With our faith and adoration of the Holy Eucharist, Jesus and the power of His sacrifice and resurrection, which is the power of love, will enter into our lives through our Sacred communion with Him. as we partake of this His risen body and blood in the breaking of the bread, which is the Holy Sacrifice of the Mass, we will become one with Him, our hearts will “Burn with Him, our wounds will be healed, our hope restored
The Eucharist has the power to heal us and transform us into the light of Christ for the entire world—It is the power of the Easter which continues to Renew the whole world. (don’t be deceived, don’t be like the disciples on the Road to Emmaus before they encounter Jesus in the Holy Eucharist—don’t be downcast without faith—You and I have encountered and continue to encounter the Risen Lord. The world is still being renewed by the Holy Eucharist who is-the Risen Lord among us—-the world is not without Hope, but it is up to you and I to bring it Hope by the Eucharist Jesus and His love burning within us. Christus resurrexit! Resurrexit vere! Christ is Risen! He is Truly Risen! And He is truly present in His Risen Body in the Breaking of the Bread, which is the Holy Sacrifice of the Mass!
Let us turn to the Mother of God for Help.

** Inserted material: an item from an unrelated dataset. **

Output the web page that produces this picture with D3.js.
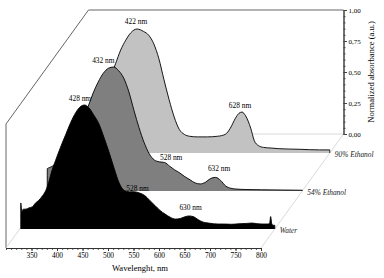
<!DOCTYPE html>
<html>
<head>
<meta charset="utf-8">
<script src="https://cdn.jsdelivr.net/npm/d3@7"></script>
<style>
  body { margin: 0; background: #fff; }
  svg { display: block; font-family: "Liberation Serif", "Times New Roman", serif; }
</style>
</head>
<body>
<svg id="chart" width="384" height="278"></svg>
<script>
// spectra (normalized absorbance)
const seriesNames = ["Water", "54% Ethanol", "90% Ethanol"];

const waterWl = [302, 304, 307, 312, 318, 325, 331, 337, 345, 351, 357, 363, 370, 380, 390, 400, 410, 420, 427, 435,
    445, 455, 465, 475, 485, 495, 505, 515, 525, 535, 545, 555, 565, 575, 585, 595, 605, 615, 625, 632,
    640, 650, 660, 670, 680, 690, 700, 715, 730, 745, 755, 765, 775, 785, 790, 792, 794, 797, 800];
const waterAbs = [0.21, 0.14, 0.16, 0.16, 0.17, 0.18, 0.21, 0.23, 0.27, 0.31, 0.38, 0.47, 0.55, 0.66, 0.76, 0.86, 0.94, 0.99, 1.00, 0.98,
    0.92, 0.85, 0.74, 0.62, 0.49, 0.37, 0.31, 0.30, 0.30, 0.29, 0.27, 0.23, 0.19, 0.15, 0.12, 0.095, 0.08, 0.085, 0.10, 0.105,
    0.10, 0.075, 0.055, 0.048, 0.042, 0.04, 0.04, 0.038, 0.042, 0.045, 0.048, 0.043, 0.04, 0.04, 0.045, 0.10, 0.045, 0.03, 0.03];

const eth54Wl = [300, 305, 310, 320, 330, 340, 350, 360, 370, 380, 390, 400, 410, 420, 430, 440, 450, 460, 470, 480,
    490, 500, 510, 520, 530, 540, 550, 560, 570, 580, 590, 600, 610, 620, 630, 640, 650, 660, 670, 690, 720, 760, 800];
const eth54Abs = [0.18, 0.19, 0.20, 0.24, 0.29, 0.35, 0.42, 0.50, 0.59, 0.68, 0.79, 0.88, 0.95, 0.99, 1.00, 0.97, 0.91, 0.80, 0.65, 0.51,
    0.39, 0.30, 0.25, 0.235, 0.23, 0.20, 0.17, 0.145, 0.115, 0.09, 0.065, 0.057, 0.07, 0.10, 0.11, 0.085, 0.04, 0.022, 0.016, 0.012, 0.01, 0.008, 0.006];

const eth90Wl = [300, 310, 320, 330, 340, 350, 360, 370, 380, 390, 400, 410, 422, 435, 445, 455, 465, 475, 485, 495,
    505, 515, 525, 540, 560, 580, 595, 605, 615, 622, 628, 635, 645, 652, 660, 670, 685, 700, 740, 780, 800];
const eth90Abs = [0.12, 0.13, 0.16, 0.20, 0.27, 0.36, 0.48, 0.61, 0.72, 0.83, 0.91, 0.97, 1.00, 0.98, 0.95, 0.88, 0.76, 0.59, 0.43, 0.29,
    0.19, 0.15, 0.135, 0.13, 0.13, 0.135, 0.15, 0.20, 0.28, 0.32, 0.33, 0.30, 0.20, 0.10, 0.06, 0.045, 0.04, 0.035, 0.03, 0.025, 0.025];

// peak labels: series index, wavelength, level of text baseline
const peakLabels = [
    { s: 0, wl: 418, level: 1.03, text: "428 nm" },
    { s: 0, wl: 531, level: 0.31, text: "528 nm" },
    { s: 0, wl: 635, level: 0.157, text: "630 nm" },
    { s: 1, wl: 410, level: 1.03, text: "432 nm" },
    { s: 1, wl: 543, level: 0.246, text: "528 nm" },
    { s: 1, wl: 637, level: 0.165, text: "632 nm" },
    { s: 2, wl: 420, level: 1.04, text: "422 nm" },
    { s: 2, wl: 624, level: 0.36, text: "628 nm" }
];

const xTicks = [350, 400, 450, 500, 550, 600, 650, 700, 750, 800];
const yTicks = [0, 0.25, 0.5, 0.75, 1];

const series = [
    { wl: waterWl, abs: waterAbs },
    { wl: eth54Wl, abs: eth54Abs },
    { wl: eth90Wl, abs: eth90Abs }
];

const svg = d3.select("#chart");

const x = d3.scaleLinear().domain([300, 800]).range([6, 261]);
const y = d3.scaleLinear().domain([0, 1]).range([248, 124]);

// depth of each plane in the pseudo-3d box
const step = { dx: 27.5, dy: -38 };
const depths = [0.5, 1.5, 2.5];
const backDepth = 3;
const fills = ["#000000", "#7f7f7f", "#c2c2c2"];

const bx = backDepth * step.dx, by = backDepth * step.dy;

// box outline
svg.append("path")
    .attr("d", `M${x(300)},${y(0)}V${y(1)}L${x(300) + bx},${y(1) + by}H${x(800) + bx}`)
    .attr("fill", "none")
    .attr("stroke", "#555")
    .attr("stroke-width", 0.9);

// floor edges
const floor = svg.append("g")
    .attr("stroke", "#d0d0d0")
    .attr("stroke-width", 0.8)
    .attr("fill", "none");
floor.append("line").attr("x1", x(300)).attr("y1", y(0)).attr("x2", x(300) + bx).attr("y2", y(0) + by);
floor.append("line").attr("x1", x(800)).attr("y1", y(0)).attr("x2", x(800) + bx).attr("y2", y(0) + by);
floor.append("line").attr("x1", x(610) + bx).attr("y1", y(0) + by).attr("x2", x(800) + bx).attr("y2", y(0) + by);

// right axis on the back wall
const yBack = d3.scaleLinear().domain([0, 1]).range([y(0) + by, y(1) + by]);
const rightAxis = svg.append("g")
    .attr("transform", `translate(${x(800) + bx},0)`);
rightAxis.append("g")
    .call(d3.axisRight(yBack).tickValues(d3.range(0, 1.001, 0.05)).tickSize(2).tickFormat("").tickSizeOuter(0));
rightAxis.append("g")
    .call(d3.axisRight(yBack).tickValues(yTicks).tickSize(3.5).tickPadding(1.5).tickSizeOuter(0)
        .tickFormat(d => d3.format(".2f")(d).replace(".", ",")))
    .style("font-size", "7px")
    .style("font-family", "Liberation Serif");
rightAxis.selectAll("path, line").attr("stroke", "#444");

svg.append("text")
    .attr("transform", `translate(${x(800) + bx + 27},${yBack(0.5)}) rotate(-90)`)
    .attr("text-anchor", "middle")
    .attr("dy", "0.35em")
    .style("font-size", "8.6px")
    .text("Normalized absorbance (a.u.)");

// planes, back to front
[2, 1, 0].forEach(i => {
    const dx = depths[i] * step.dx, dy = depths[i] * step.dy;
    const pts = series[i].wl.map((w, j) => [w, series[i].abs[j]]);
    const g = svg.append("g").attr("transform", `translate(${dx},${dy})`);

    const area = d3.area()
        .x(d => x(d[0]))
        .y0(y(0))
        .y1(d => y(d[1]))
        .curve(d3.curveMonotoneX);

    g.append("path")
        .datum(pts)
        .attr("d", area)
        .attr("fill", fills[i]);

    const outline = d3.line()
        .x(d => x(d[0]))
        .y(d => y(d[1]))
        .curve(d3.curveMonotoneX);

    g.append("path")
        .datum([[pts[0][0], 0], ...pts, [pts[pts.length - 1][0], 0]])
        .attr("d", outline)
        .attr("fill", "none")
        .attr("stroke", "#000")
        .attr("stroke-width", 0.9);

    g.selectAll(".peak")
        .data(peakLabels.filter(d => d.s === i))
        .enter()
        .append("text")
        .attr("class", "peak")
        .attr("x", d => x(d.wl))
        .attr("y", d => y(d.level))
        .attr("text-anchor", "middle")
        .style("font-size", "7.4px")
        .text(d => d.text);

    g.append("text")
        .attr("x", x(800) + 5)
        .attr("y", y(0) + 4)
        .style("font-size", "7.4px")
        .style("font-style", "italic")
        .attr("fill", "#222")
        .text(seriesNames[i]);
});

// front wavelength axis
const bottom = svg.append("g").attr("transform", `translate(0,${y(0)})`);
bottom.append("g")
    .call(d3.axisBottom(x).tickValues(d3.range(300, 801, 10)).tickSize(1.8).tickFormat("").tickSizeOuter(0));
bottom.append("g")
    .call(d3.axisBottom(x).tickValues(xTicks).tickSize(3).tickPadding(1.5).tickSizeOuter(0))
    .style("font-size", "7.4px")
    .style("font-family", "Liberation Serif");
bottom.selectAll("path, line").attr("stroke", "#333");

svg.append("text")
    .attr("x", 140)
    .attr("y", 271)
    .attr("text-anchor", "middle")
    .style("font-size", "8.6px")
    .text("Wavelenght, nm");
</script>
</body>
</html>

Dear Blessed Mother, Mother of Mercy—Mother of the Holy Eucharist, help us, like the disciples on the road to Emmaus that first Easter morning, come to know infallibly that God is not dead but lives and desires to enter into our lives through the Sacraments of the Church, especially through the Most Blessed of all Sacraments.. Help us like those disciples come to know intimately Jesus, through the “the Breaking of the Bread,” the Holy Mass, and to fall on our knees and adore and love Him truly present there by offering Him, through You, all that we have and all that we are. Totus Tuus Mary, I am totally yours. Amen.